(Extracted data entries)
- - - - - - -
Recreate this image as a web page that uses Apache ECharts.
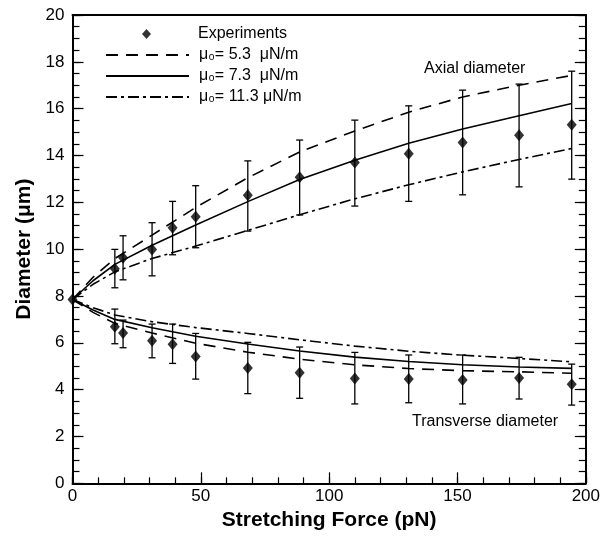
<!DOCTYPE html>
<html>
<head>
<meta charset="utf-8">
<script src="https://cdn.jsdelivr.net/npm/echarts@6/dist/echarts.min.js"></script>
<style>
html,body{margin:0;padding:0;background:#fff;}
#chart{width:603px;height:539px;}
</style>
</head>
<body>
<div id="chart"></div>
<script>
// ---- Data ----
var expForce   = [0, 16.5, 19.7, 31, 39, 48, 68.3, 88.5, 110, 131, 152, 174, 194.5];
var axialMean  = [7.85, 9.16, 9.63, 9.99, 10.91, 11.38, 12.30, 13.07, 13.70, 14.07, 14.56, 14.86, 15.31];
var axialHigh  = [null, 9.99, 10.57, 11.13, 12.04, 12.71, 13.77, 14.66, 15.51, 16.12, 16.79, 17.05, 17.60];
var axialLow   = [null, 8.35, 8.69, 8.86, 9.76, 10.06, 10.77, 11.46, 11.84, 12.04, 12.32, 12.66, 12.99];
var transMean  = [7.85, 6.69, 6.42, 6.09, 5.94, 5.42, 4.92, 4.72, 4.48, 4.45, 4.41, 4.50, 4.23];
var transHigh  = [null, 7.44, 6.97, 6.80, 6.80, 6.40, 6.02, 5.82, 5.59, 5.48, 5.48, 5.38, 5.09];
var transLow   = [null, 5.96, 5.79, 5.36, 5.12, 4.45, 3.83, 3.63, 3.39, 3.44, 3.39, 3.60, 3.34];

var curveForce   = [0, 8, 16.5, 31, 48, 68.3, 88.5, 110, 131, 152, 174, 194.5];
var axial53      = [7.85, 8.8, 9.6, 10.6, 11.78, 13.05, 14.15, 15.05, 15.85, 16.5, 17.0, 17.42];
var axial73      = [7.85, 8.65, 9.35, 10.17, 11.03, 12.03, 12.97, 13.8, 14.52, 15.13, 15.7, 16.22];
var axial113     = [7.85, 8.5, 9.03, 9.6, 10.13, 10.8, 11.47, 12.15, 12.75, 13.3, 13.83, 14.3];
var trans53      = [7.85, 7.3, 6.83, 6.42, 5.98, 5.6, 5.3, 5.06, 4.9, 4.81, 4.76, 4.7];
var trans73      = [7.85, 7.4, 7.0, 6.64, 6.28, 5.95, 5.65, 5.39, 5.2, 5.06, 4.97, 4.91];
var trans113     = [7.85, 7.5, 7.19, 6.9, 6.65, 6.4, 6.13, 5.86, 5.64, 5.47, 5.33, 5.19];

var name53 = 'μ₀= 5.3  μN/m';
var name73 = 'μ₀= 7.3  μN/m';
var name113 = 'μ₀= 11.3 μN/m';
var xTicks = [0, 50, 100, 150, 200];
var yTicks = [0, 2, 4, 6, 8, 10, 12, 14, 16, 18, 20];

// ---- Build ----
function pairs(xs, ys) { return xs.map(function (x, i) { return [x, ys[i]]; }); }
var scatterData = pairs(expForce, axialMean).concat(pairs(expForce.slice(1), transMean.slice(1)));
var errData = [];
expForce.forEach(function (x, i) {
  if (axialHigh[i] != null) errData.push([x, axialLow[i], axialHigh[i]]);
  if (transHigh[i] != null) errData.push([x, transLow[i], transHigh[i]]);
});

var FONT = 'Liberation Sans';
var dashA = [12, 8];
var dashDot = [11, 4, 3, 4];
var xMin = xTicks[0], xMax = xTicks[xTicks.length - 1];
var yMin = yTicks[0], yMax = yTicks[yTicks.length - 1];

function curve(name, ys, dash) {
  return {
    name: name, type: 'line', data: pairs(curveForce, ys),
    showSymbol: false, symbol: 'none', smooth: false,
    lineStyle: { color: '#000', width: 1.6, type: dash },
    itemStyle: { color: '#000' }, z: 3, silent: true
  };
}
function tickAxis(kind, pos, interval, len, extra) {
  var a = {
    type: 'value', position: pos, interval: interval,
    min: kind === 'x' ? xMin : yMin, max: kind === 'x' ? xMax : yMax,
    axisLine: { show: false, onZero: false }, splitLine: { show: false }, axisLabel: { show: false },
    axisTick: { show: true, inside: true, length: len, lineStyle: { color: '#000', width: 1.2 } }
  };
  return Object.assign(a, extra || {});
}
var solidLine = { show: true, onZero: false, lineStyle: { color: '#000', width: 2 } };

var chart = echarts.init(document.getElementById('chart'), null, { renderer: 'canvas' });

chart.setOption({
  animation: false,
  backgroundColor: '#fff',
  grid: { left: 72.5, right: 15.5, top: 15, bottom: 55.7, containLabel: false },
  xAxis: [
    tickAxis('x', 'bottom', 50, 11, {
      axisLine: solidLine,
      name: 'Stretching Force (pN)', nameLocation: 'middle', nameGap: 26,
      nameTextStyle: { color: '#000', fontFamily: FONT, fontSize: 21, fontWeight: 'bold' },
      axisLabel: { show: true, color: '#000', fontFamily: FONT, fontSize: 17, margin: 5 }
    }),
    tickAxis('x', 'top', 50, 0, { axisLine: solidLine, axisTick: { show: false } }),
    tickAxis('x', 'bottom', 10, 6)
  ],
  yAxis: [
    tickAxis('y', 'left', 2, 11, {
      axisLine: solidLine,
      name: 'Diameter (μm)', nameLocation: 'middle', nameGap: 38,
      nameTextStyle: { color: '#000', fontFamily: FONT, fontSize: 21, fontWeight: 'bold' },
      axisLabel: { show: true, color: '#000', fontFamily: FONT, fontSize: 17, margin: 8 }
    }),
    tickAxis('y', 'right', 2, 11, { axisLine: solidLine }),
    tickAxis('y', 'left', 0.5, 7),
    tickAxis('y', 'right', 0.5, 7)
  ],
  legend: [
    {
      data: ['Experiments'], orient: 'vertical', left: 100, top: 21,
      itemWidth: 83, itemHeight: 10,
      icon: 'path://M0,0 M83,10 M41.5,0 L46,5 L41.5,10 L37,5 Z',
      itemStyle: { color: '#000' },
      textStyle: { color: '#000', fontFamily: FONT, fontSize: 16, padding: [0, 0, 0, 5] },
      selectedMode: false
    },
    {
      data: [name53, name73, name113], orient: 'vertical', left: 100, top: 42,
      itemWidth: 83, itemHeight: 14, itemGap: 5,
      itemStyle: { color: 'rgba(0,0,0,0)', borderWidth: 0, opacity: 0 },
      textStyle: { color: '#000', fontFamily: FONT, fontSize: 16, padding: [0, 0, 0, 5] },
      selectedMode: false
    }
  ],
  graphic: [
    { type: 'text', left: 424, top: 61, style: { text: 'Axial diameter', font: '16px "Liberation Sans"', fill: '#000' } },
    { type: 'text', left: 412, top: 414, style: { text: 'Transverse diameter', font: '16px "Liberation Sans"', fill: '#000' } }
  ],
  series: [
    curve(name53, axial53, dashA),
    curve(name73, axial73, 'solid'),
    curve(name113, axial113, dashDot),
    curve(name53, trans53, dashA),
    curve(name73, trans73, 'solid'),
    curve(name113, trans113, dashDot),
    {
      name: 'errors', type: 'custom', data: errData, z: 4, silent: true,
      renderItem: function (params, api) {
        var x = api.value(0);
        var lo = api.coord([x, api.value(1)]);
        var hi = api.coord([x, api.value(2)]);
        var hw = 3.5;
        var st = { stroke: '#000', lineWidth: 1.3 };
        return {
          type: 'group',
          children: [
            { type: 'line', shape: { x1: lo[0], y1: lo[1], x2: hi[0], y2: hi[1] }, style: st },
            { type: 'line', shape: { x1: lo[0] - hw, y1: lo[1], x2: lo[0] + hw, y2: lo[1] }, style: st },
            { type: 'line', shape: { x1: hi[0] - hw, y1: hi[1], x2: hi[0] + hw, y2: hi[1] }, style: st }
          ]
        };
      }
    },
    {
      name: 'Experiments', type: 'scatter', data: scatterData, symbol: 'diamond',
      symbolSize: [10, 12], itemStyle: { color: '#000' }, z: 5, silent: true
    }
  ]
});
</script>
</body>
</html>
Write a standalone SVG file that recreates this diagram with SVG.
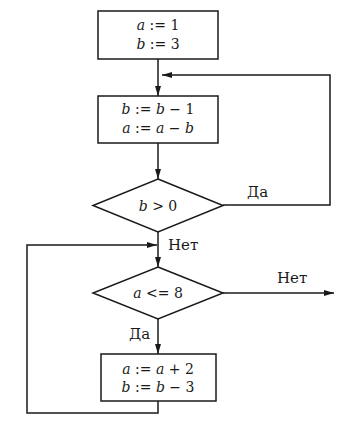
<svg xmlns="http://www.w3.org/2000/svg" width="341" height="422" viewBox="0 0 341 422">
<style>
.shape{fill:#fff;stroke:#1a1a1a;stroke-width:1.5}
.line{fill:none;stroke:#1a1a1a;stroke-width:1.5}
text{font-family:'DejaVu Serif','Liberation Serif',serif;fill:#1a1a1a}
.t{font-size:14px;text-anchor:middle}
.lbl{font-size:15px}
.v{font-style:italic}
</style>
<defs>
<marker id="arr" viewBox="0 0 10 6" refX="10" refY="3" markerWidth="10" markerHeight="6" markerUnits="userSpaceOnUse" orient="auto">
<path d="M0,0 L10,3 L0,6 Z" fill="#1a1a1a"/>
</marker>
</defs>
<rect width="341" height="422" fill="#fff"/>
<g id="connectors">
<line class="line" x1="158" y1="59" x2="158" y2="96" marker-end="url(#arr)"/>
<line class="line" x1="158" y1="143" x2="158" y2="179" marker-end="url(#arr)"/>
<polyline class="line" points="223,205 330,205 330,75 162,75" marker-end="url(#arr)"/>
<line class="line" x1="158" y1="232" x2="158" y2="267" marker-end="url(#arr)"/>
<line class="line" x1="223" y1="293" x2="334" y2="293" marker-end="url(#arr)"/>
<line class="line" x1="158" y1="319" x2="158" y2="354" marker-end="url(#arr)"/>
<polyline class="line" points="158,401 158,413 27,413 27,245 157,245" marker-end="url(#arr)"/>
<text class="lbl" x="247" y="197">Да</text>
<text class="lbl" x="168" y="250">Нет</text>
<text class="lbl" x="277" y="283">Нет</text>
<text class="lbl" x="129" y="339">Да</text>
</g>
<g id="init">
<rect class="shape" x="98" y="11" width="120" height="48"/>
<text class="t" x="158" y="30"><tspan class="v">a</tspan> := 1</text>
<text class="t" x="158" y="49"><tspan class="v">b</tspan> := 3</text>
</g>
<g id="update1">
<rect class="shape" x="98" y="96" width="120" height="47"/>
<text class="t" x="158" y="114"><tspan class="v">b</tspan> := <tspan class="v">b</tspan> − 1</text>
<text class="t" x="158" y="133"><tspan class="v">a</tspan> := <tspan class="v">a</tspan> − <tspan class="v">b</tspan></text>
</g>
<g id="cond1">
<polygon class="shape" points="158,179 223,205.5 158,232 93,205.5"/>
<text class="t" x="158" y="211"><tspan class="v">b</tspan> &gt; 0</text>
</g>
<g id="cond2">
<polygon class="shape" points="158,267 223,293 158,319 93,293"/>
<text class="t" x="158" y="298"><tspan class="v">a</tspan> &lt;= 8</text>
</g>
<g id="update2">
<rect class="shape" x="101" y="354" width="115" height="47"/>
<text class="t" x="158" y="374"><tspan class="v">a</tspan> := <tspan class="v">a</tspan> + 2</text>
<text class="t" x="158" y="392"><tspan class="v">b</tspan> := <tspan class="v">b</tspan> − 3</text>
</g>
</svg>
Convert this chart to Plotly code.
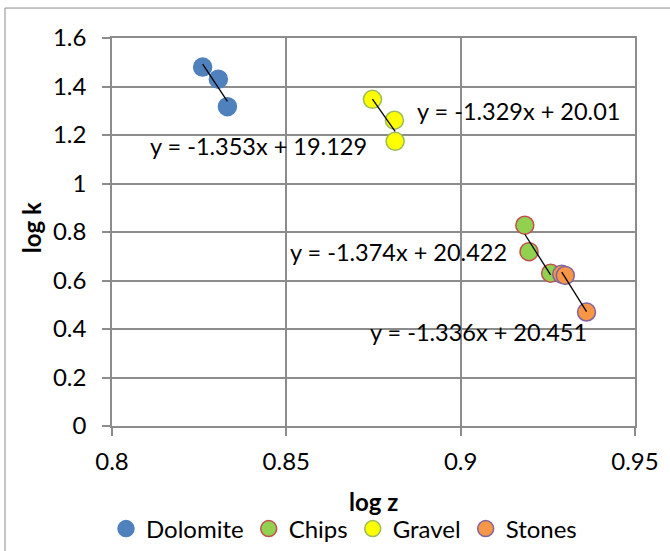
- - - - - - -
Written problem: Where a line above holds the string "this", show that line.

Worked answer:
Recreate this image as a web page that uses Apache ECharts.
Write a standalone SVG file that recreates this diagram with SVG.
Convert this chart to Plotly code.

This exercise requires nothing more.